Village in Norfolk, England

Brockdish is a village and civil parish in the south of the English county of Norfolk. It is 3.3 mi south-west of Harleston and 18 mi south of Norwich. The parish includes Thorpe Abbotts. The River Waveney, which marks the county border with Suffolk, is the southern boundary of the parish, with Brockdish the highest point where the river is navigable by small watercraft.

In the Domesday Book, Brockdish is recorded as a settlement of 39 households in the hundred of Earsham. In 1086, the village was divided between the estates of William the Conqueror and Bury St Edmunds Abbey.

At the 2021 census, the parish had a population of 699, a slight increase from the 2011 census.
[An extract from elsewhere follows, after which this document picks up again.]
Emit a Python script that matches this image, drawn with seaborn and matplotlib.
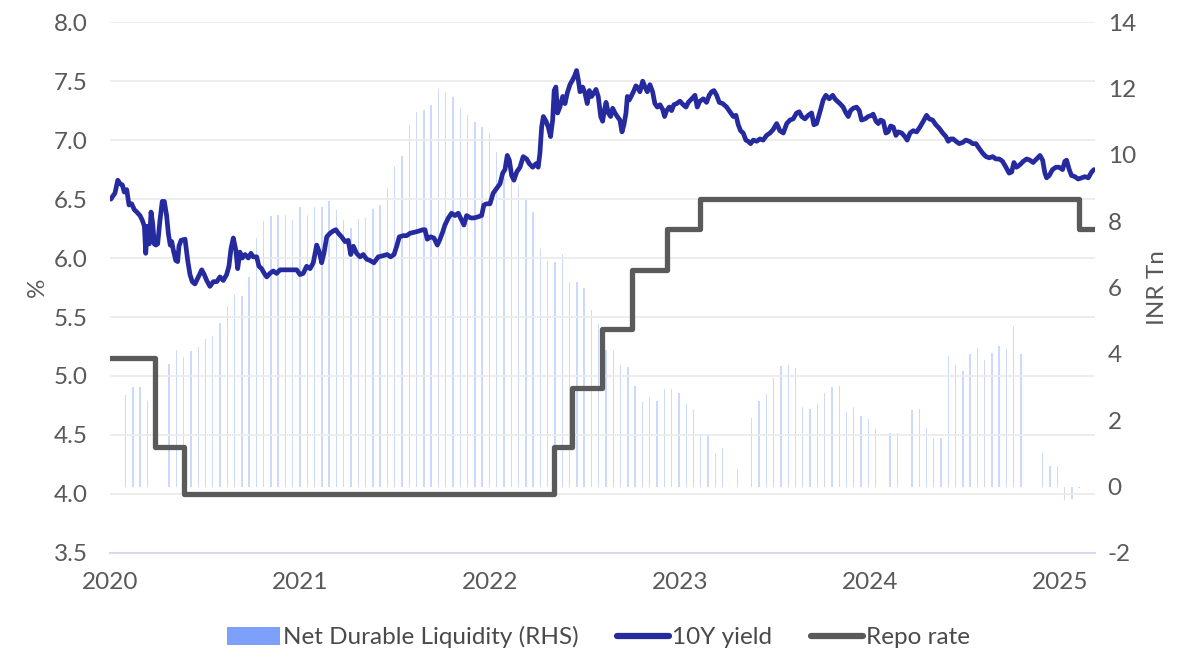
import numpy as np
import pandas as pd
import matplotlib
matplotlib.use("Agg")
import matplotlib.pyplot as plt
import seaborn as sns
from matplotlib.patches import Patch
from matplotlib.lines import Line2D

# ---------------- data ----------------
# 10Y government bond yield (%), observation time in decimal years
yield_year = [
    2020.005, 2020.017, 2020.026, 2020.041, 2020.053, 2020.065, 2020.075, 2020.088, 2020.100, 2020.114,
    2020.128, 2020.141, 2020.158, 2020.170, 2020.181, 2020.188, 2020.198, 2020.207, 2020.216, 2020.225,
    2020.233, 2020.241, 2020.251, 2020.263, 2020.275, 2020.286, 2020.298, 2020.307, 2020.317, 2020.325,
    2020.333, 2020.346, 2020.356, 2020.363, 2020.374, 2020.395, 2020.409, 2020.421, 2020.433, 2020.447,
    2020.465, 2020.483, 2020.496, 2020.509, 2020.526, 2020.544, 2020.562, 2020.579, 2020.596, 2020.614,
    2020.626, 2020.637, 2020.649, 2020.662, 2020.672, 2020.684, 2020.696, 2020.711, 2020.728, 2020.742,
    2020.754, 2020.772, 2020.784, 2020.798, 2020.812, 2020.825, 2020.842, 2020.859, 2020.877, 2020.895,
    2020.921, 2020.956, 2020.983, 2021.000, 2021.017, 2021.035, 2021.053, 2021.070, 2021.088, 2021.102,
    2021.114, 2021.126, 2021.141, 2021.158, 2021.175, 2021.189, 2021.202, 2021.219, 2021.237, 2021.254,
    2021.267, 2021.281, 2021.298, 2021.316, 2021.333, 2021.351, 2021.368, 2021.389, 2021.412, 2021.438,
    2021.459, 2021.477, 2021.495, 2021.509, 2021.523, 2021.544, 2021.562, 2021.579, 2021.605, 2021.628,
    2021.646, 2021.658, 2021.670, 2021.688, 2021.705, 2021.723, 2021.737, 2021.751, 2021.763, 2021.781,
    2021.798, 2021.816, 2021.833, 2021.851, 2021.863, 2021.877, 2021.898, 2021.916, 2021.938, 2021.956,
    2021.968, 2021.983, 2022.000, 2022.017, 2022.035, 2022.053, 2022.067, 2022.079, 2022.091, 2022.102,
    2022.114, 2022.126, 2022.141, 2022.158, 2022.175, 2022.193, 2022.207, 2022.225, 2022.242, 2022.254,
    2022.263, 2022.272, 2022.281, 2022.295, 2022.307, 2022.319, 2022.330, 2022.338, 2022.347, 2022.356,
    2022.368, 2022.383, 2022.395, 2022.407, 2022.421, 2022.435, 2022.447, 2022.456, 2022.465, 2022.474,
    2022.488, 2022.500, 2022.512, 2022.523, 2022.535, 2022.547, 2022.558, 2022.570, 2022.583, 2022.593,
    2022.602, 2022.611, 2022.623, 2022.635, 2022.646, 2022.658, 2022.670, 2022.684, 2022.695, 2022.705,
    2022.716, 2022.723, 2022.733, 2022.746, 2022.758, 2022.768, 2022.781, 2022.789, 2022.804, 2022.816,
    2022.828, 2022.842, 2022.856, 2022.868, 2022.881, 2022.895, 2022.909, 2022.919, 2022.930, 2022.944,
    2022.956, 2022.968, 2022.983, 2023.000, 2023.017, 2023.032, 2023.044, 2023.062, 2023.079, 2023.091,
    2023.105, 2023.123, 2023.140, 2023.154, 2023.167, 2023.179, 2023.193, 2023.207, 2023.225, 2023.246,
    2023.263, 2023.281, 2023.295, 2023.307, 2023.319, 2023.333, 2023.347, 2023.359, 2023.372, 2023.386,
    2023.404, 2023.421, 2023.438, 2023.456, 2023.474, 2023.491, 2023.509, 2023.526, 2023.544, 2023.562,
    2023.579, 2023.596, 2023.614, 2023.628, 2023.641, 2023.658, 2023.675, 2023.693, 2023.705, 2023.719,
    2023.737, 2023.754, 2023.768, 2023.786, 2023.804, 2023.816, 2023.828, 2023.842, 2023.859, 2023.874,
    2023.886, 2023.898, 2023.912, 2023.930, 2023.944, 2023.956, 2023.974, 2023.991, 2024.009, 2024.017,
    2024.032, 2024.044, 2024.056, 2024.070, 2024.084, 2024.096, 2024.109, 2024.123, 2024.137, 2024.149,
    2024.167, 2024.184, 2024.196, 2024.211, 2024.228, 2024.246, 2024.263, 2024.281, 2024.298, 2024.312,
    2024.330, 2024.347, 2024.365, 2024.383, 2024.400, 2024.412, 2024.425, 2024.438, 2024.453, 2024.470,
    2024.488, 2024.505, 2024.523, 2024.541, 2024.558, 2024.575, 2024.593, 2024.611, 2024.628, 2024.646,
    2024.663, 2024.681, 2024.698, 2024.716, 2024.733, 2024.746, 2024.758, 2024.772, 2024.789, 2024.807,
    2024.825, 2024.842, 2024.859, 2024.877, 2024.895, 2024.909, 2024.921, 2024.930, 2024.944, 2024.961,
    2024.979, 2024.996, 2025.014, 2025.026, 2025.035, 2025.049, 2025.061, 2025.079, 2025.096, 2025.114,
    2025.132, 2025.149, 2025.167, 2025.179,
]
yield_pct = [
    6.50, 6.53, 6.55, 6.66, 6.63, 6.62, 6.56, 6.58, 6.45, 6.46,
    6.41, 6.39, 6.36, 6.32, 6.27, 6.04, 6.27, 6.12, 6.39, 6.29,
    6.12, 6.11, 6.12, 6.32, 6.48, 6.48, 6.36, 6.21, 6.11, 6.14,
    6.07, 5.98, 5.97, 6.10, 6.15, 6.16, 5.98, 5.86, 5.80, 5.78,
    5.84, 5.90, 5.86, 5.81, 5.76, 5.80, 5.80, 5.84, 5.81, 5.86,
    5.93, 6.08, 6.17, 6.07, 5.91, 6.05, 6.00, 6.03, 6.00, 6.04,
    6.01, 6.01, 5.93, 5.91, 5.87, 5.84, 5.87, 5.89, 5.87, 5.90,
    5.90, 5.90, 5.90, 5.86, 5.87, 5.93, 5.91, 5.96, 6.11, 6.05,
    5.96, 6.04, 6.18, 6.21, 6.23, 6.24, 6.21, 6.18, 6.14, 6.15,
    6.03, 6.10, 6.04, 6.01, 6.03, 5.99, 5.98, 5.96, 6.01, 6.02,
    6.03, 6.01, 6.03, 6.10, 6.18, 6.19, 6.19, 6.21, 6.22, 6.23,
    6.24, 6.24, 6.16, 6.18, 6.17, 6.11, 6.16, 6.22, 6.28, 6.34,
    6.38, 6.36, 6.38, 6.32, 6.28, 6.36, 6.34, 6.34, 6.35, 6.36,
    6.45, 6.46, 6.46, 6.55, 6.59, 6.63, 6.72, 6.75, 6.87, 6.83,
    6.70, 6.66, 6.73, 6.77, 6.86, 6.84, 6.80, 6.77, 6.80, 6.77,
    6.89, 7.11, 7.20, 7.16, 7.11, 7.03, 7.17, 7.42, 7.45, 7.23,
    7.28, 7.37, 7.31, 7.40, 7.47, 7.51, 7.55, 7.59, 7.51, 7.41,
    7.45, 7.40, 7.31, 7.42, 7.37, 7.40, 7.43, 7.37, 7.20, 7.16,
    7.25, 7.32, 7.23, 7.20, 7.27, 7.23, 7.20, 7.17, 7.07, 7.13,
    7.23, 7.37, 7.34, 7.38, 7.42, 7.46, 7.44, 7.41, 7.50, 7.45,
    7.41, 7.47, 7.41, 7.31, 7.28, 7.30, 7.26, 7.20, 7.25, 7.28,
    7.25, 7.30, 7.31, 7.33, 7.30, 7.28, 7.32, 7.35, 7.38, 7.28,
    7.33, 7.35, 7.32, 7.38, 7.41, 7.42, 7.38, 7.32, 7.31, 7.28,
    7.24, 7.20, 7.21, 7.13, 7.08, 7.06, 7.00, 6.99, 6.97, 7.00,
    6.99, 7.01, 7.00, 7.04, 7.06, 7.09, 7.14, 7.08, 7.06, 7.14,
    7.17, 7.18, 7.23, 7.24, 7.20, 7.18, 7.21, 7.23, 7.13, 7.14,
    7.24, 7.34, 7.38, 7.35, 7.38, 7.35, 7.33, 7.31, 7.28, 7.23,
    7.20, 7.25, 7.27, 7.28, 7.25, 7.17, 7.18, 7.20, 7.21, 7.22,
    7.16, 7.14, 7.17, 7.16, 7.06, 7.07, 7.12, 7.11, 7.04, 7.07,
    7.06, 7.03, 7.00, 7.06, 7.08, 7.07, 7.11, 7.16, 7.21, 7.18,
    7.17, 7.13, 7.10, 7.06, 7.03, 6.99, 7.01, 7.01, 6.99, 6.97,
    6.98, 7.00, 6.99, 6.97, 6.97, 6.93, 6.89, 6.86, 6.85, 6.86,
    6.84, 6.84, 6.82, 6.77, 6.72, 6.73, 6.81, 6.77, 6.79, 6.82,
    6.84, 6.83, 6.81, 6.84, 6.87, 6.83, 6.72, 6.68, 6.70, 6.75,
    6.77, 6.77, 6.75, 6.82, 6.83, 6.75, 6.70, 6.69, 6.67, 6.68,
    6.69, 6.68, 6.73, 6.75,
]

# RBI policy repo rate (%), effective dates of each change
repo_dates = ["2020-01-01", "2020-03-27", "2020-05-22", "2022-05-04", "2022-06-08",
              "2022-08-05", "2022-09-30", "2022-12-07", "2023-02-08", "2025-02-07", "2025-03-07"]
repo_rates = [5.15, 4.40, 4.00, 4.40, 4.90, 5.40, 5.90, 6.25, 6.50, 6.25, 6.25]

# Net durable liquidity (INR trillion), fortnightly observations
liquidity_start = "2020-01-31"
liquidity_inr_tn = [
    2.76, 3.01, 3.00, 2.58, np.nan, np.nan, 3.68, 4.12, 3.92, 4.10,
    4.20, 4.45, 4.54, 4.93, 5.45, 5.82, 5.74, 6.32, 7.50, 8.00,
    8.15, 8.20, 8.20, 8.05, 8.43, 8.20, 8.43, 8.43, 8.60, 8.33,
    8.05, 7.78, 8.06, 8.10, 8.38, 8.50, 8.99, 9.66, 9.96, 10.90,
    11.28, 11.35, 11.50, 12.00, 11.88, 11.75, 11.40, 11.20, 10.98, 10.85,
    10.65, 10.09, 9.30, 9.20, 9.10, 8.68, 8.27, 7.16, 6.80, 6.78,
    7.00, 6.17, 6.17, 5.99, 5.32, 4.90, 4.12, 4.12, 3.65, 3.59,
    3.04, 2.54, 2.69, 2.58, 2.93, 2.93, 2.82, 2.48, 2.31, 1.58,
    1.55, 0.98, 1.17, np.nan, 0.53, np.nan, 2.07, 2.58, 2.80, 3.27,
    3.63, 3.66, 3.56, 2.40, 2.34, 2.49, 2.82, 3.01, 3.03, 2.26,
    2.41, 2.13, 2.04, 1.74, np.nan, 1.62, 1.61, np.nan, 2.31, 2.33,
    1.78, 1.47, 1.47, 3.93, 3.65, 3.48, 3.99, 4.17, 3.83, 4.03,
    4.24, 4.15, 4.85, 3.99, np.nan, np.nan, 1.01, 0.63, 0.63, -0.42,
    -0.37, -0.03,
]

year_ticks = [2020, 2021, 2022, 2023, 2024, 2025]
pct_ticks = [3.5, 4.0, 4.5, 5.0, 5.5, 6.0, 6.5, 7.0, 7.5, 8.0]
inr_ticks = [-2, 0, 2, 4, 6, 8, 10, 12, 14]


def decimal_year(dates):
    d = pd.DatetimeIndex(pd.to_datetime(dates))
    days = np.where(d.is_leap_year, 366.0, 365.0)
    return (d.year + (d.dayofyear - 1) / days).to_numpy()


liq_dates = pd.date_range(liquidity_start, periods=len(liquidity_inr_tn), freq="14D")
liq_df = pd.DataFrame({"t": decimal_year(liq_dates), "value": liquidity_inr_tn}).dropna()
yield_df = pd.DataFrame({"t": yield_year, "value": yield_pct})
repo_df = pd.DataFrame({"t": decimal_year(repo_dates), "value": repo_rates})

# ---------------- styling ----------------
sns.set_theme(style="white")
plt.rcParams["font.family"] = ["Lato", "DejaVu Sans"]

TEXT = "#595959"
AXIS = "#d8d8ee"
BAR = "#7DA0FA"
YIELD = "#252A9E"
REPO = "#5A5A5A"
FS = 17.5

fig = plt.figure(figsize=(11.79, 6.52), dpi=100)
ax = fig.add_axes([0.0933, 0.152, 0.8355, 0.814])
ax2 = ax.twinx()

# liquidity bars on the right-hand axis, kept behind the lines
ax2.bar(liq_df["t"], liq_df["value"], width=0.0072, color=BAR, alpha=0.40, linewidth=0)
ax.set_zorder(ax2.get_zorder() + 1)
ax.patch.set_visible(False)

sns.lineplot(data=repo_df, x="t", y="value", ax=ax, color=REPO, linewidth=3.8,
             drawstyle="steps-post", estimator=None, sort=False)
sns.lineplot(data=yield_df, x="t", y="value", ax=ax, color=YIELD, linewidth=3.4,
             estimator=None, sort=False)

ax.set_xlim(2020, 2025.185)
ax.set_ylim(3.5, 8.0)
ax2.set_ylim(-2, 14)

ax.set_xticks(year_ticks)
ax.set_xticklabels([str(y) for y in year_ticks])
ax.set_yticks(pct_ticks)
ax.set_yticklabels([f"{v:.1f}" for v in pct_ticks])
ax2.set_yticks(inr_ticks)
ax2.set_yticklabels([str(v) for v in inr_ticks])

ax.yaxis.grid(True, color="#ececec", linewidth=1.3)
ax.xaxis.grid(False)

for side in ["left", "right", "top"]:
    ax.spines[side].set_visible(False)
    ax2.spines[side].set_visible(False)
ax2.spines["bottom"].set_visible(False)
ax.spines["bottom"].set_color(AXIS)
ax.spines["bottom"].set_linewidth(1.5)

ax.tick_params(axis="x", length=7, width=1.3, color=AXIS, labelcolor=TEXT, labelsize=FS, pad=7)
ax.tick_params(axis="y", length=0, labelcolor=TEXT, labelsize=FS, pad=16)
ax2.tick_params(axis="y", length=0, labelcolor=TEXT, labelsize=FS, pad=9)

ax.set_xlabel("")
ax.set_ylabel("%", color=TEXT, fontsize=FS, labelpad=4)
ax2.set_ylabel("INR Tn", color=TEXT, fontsize=FS, labelpad=8)

handles = [
    Patch(facecolor=BAR, edgecolor="none"),
    Line2D([0], [0], color=YIELD, linewidth=4.5, solid_capstyle="round"),
    Line2D([0], [0], color=REPO, linewidth=4.5, solid_capstyle="round"),
]
labels = ["Net Durable Liquidity (RHS)", "10Y yield", "Repo rate"]
leg = fig.legend(handles, labels, loc="lower center", bbox_to_anchor=(0.508, -0.028), ncol=3,
                 frameon=False, fontsize=FS, handlelength=2.15, handleheight=0.8,
                 handletextpad=0.12, columnspacing=1.6)
for t in leg.get_texts():
    t.set_color("#4a4a4a")

fig.savefig("out.png", dpi=100)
==Church of St. Peter and St. Paul==
Brockdish's parish church is dedicated to both Saint Peter and Saint Paul and was constructed in the 11th century. The building is Grade I listed. The church was significantly remodelled in the 1860s at the expense of Rector George France and under the supervision of Frederick Marrable. The church has a collection of stained-glass windows, mostly from the workshops of J. & J. King of Norwich.

==Amenities==
Brockdish originally had two public houses until the closure of 'The Greyhound' in 2000, leaving the remaining pub: 'The King's Head'.

Brockdish Primary School closed in 2016 due to falling pupil numbers. At one point it was Norfolk's smallest primary school. Pupils today attend primary education in Pulham Market or Harleston. Today, the school building is used as the Waveney Heritage Centre, a charity dedicated to forwarding local history. Pupils usually pursue secondary education at Harleston Sancroft Academy.

==Notable people==
- Clementia Taylor (1810–1908), Suffragist who was born in Brockdish.
- Baroness Elaine Murphy (b.1947), Politician who lives in Brockdish, and has written a number of books about the area.